Bright Light – Horticulturally speaking, a “Full Sun” plant is defined as any plant that requires 6 hours or more of direct sunlight per day to perform its best. A rose, for example, is a full-sun plant. For it to grow and bloom its best, it needs at least 6 hours of direct sunlight per day.

But since many or most of us are growing indoors, let’s talk about windows.

A southern or a western window will often provide a full-sun setting (southern will usually offer the most light).


An eastern exposure is next best for bright light, though in many cases the addition of artificial lighting for a few hours per day may be needed for a full-sun or bright-light plant. If your eastern window only gets 3 hours of direct light, for example, you may need to add 6 or so hours of artificial lighting to supplement the deficit.

If a mixture of lighting like this seems best for you, just remember that 3 hours of sunlight cannot be replaced by 3 hours of artificial light since the lamp’s production is much less than that of the sun. I’d factor the artificial light at half the value of the sun. So, if you have no windows at all, but want a full-sun or bright-light plant, you’ll need to provide 12+ hours of good lamp light.


Note: In the growrooms at Flyleaf we get very little direct sun, so we keep our growlights on for around 14 hours per day for the bright light plants.



Medium Light – We know that full-sun or bright light indicates 6+ hours of direct sun (or a blend of sun and lamps), so medium light is going to be something less than that. 4-6 hours.

Medium light may be direct light for that period of time, or it may be filtered light (for a few hours longer – this would depend on the degree of filtering that the light is receiving). I have a couple of west-facing windows at home, but also have large trees across the street which filter the light that my windows receive. I’d call these medium light windows.

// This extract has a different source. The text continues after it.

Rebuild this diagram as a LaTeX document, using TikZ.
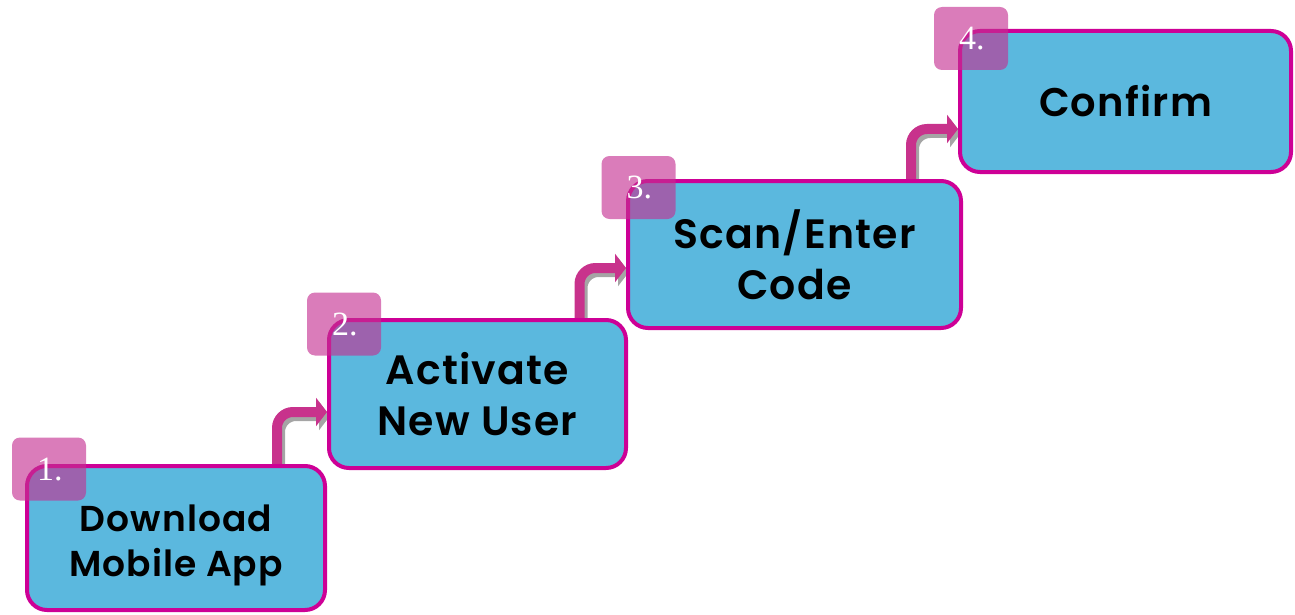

I also have a west-facing front porch. It gets the same filtering from the trees across the street, but it also gets more of the indirect light that happens before the sun crosses my roof. I’d call this a medium to bright light setting.



Low Light – This is usually going to consist mostly of filtered or indirect light for several hours per day. I have a north-facing window at home. This window gets several hours of nothing but indirect light throughout the day. This is a low-light setting (the jade with the 2 haworthia pictured are in this northern window).


Note: While there is science to the lighting needs of plants, getting it done is a little bit more of an art.


You may have trees across the street, or a need to keep the shades drawn at certain times of the day. You may have awnings or a slight twist to the direction of your home. You may have 80 watt rather than 100 watt bulbs. Maybe you have a skylight. Whatever your situation, the guidelines presented should give you a great starting point as you work on lighting your own plants. Just get the gist of it worked out and count on your plants to let you know when they need a little more or a little less light.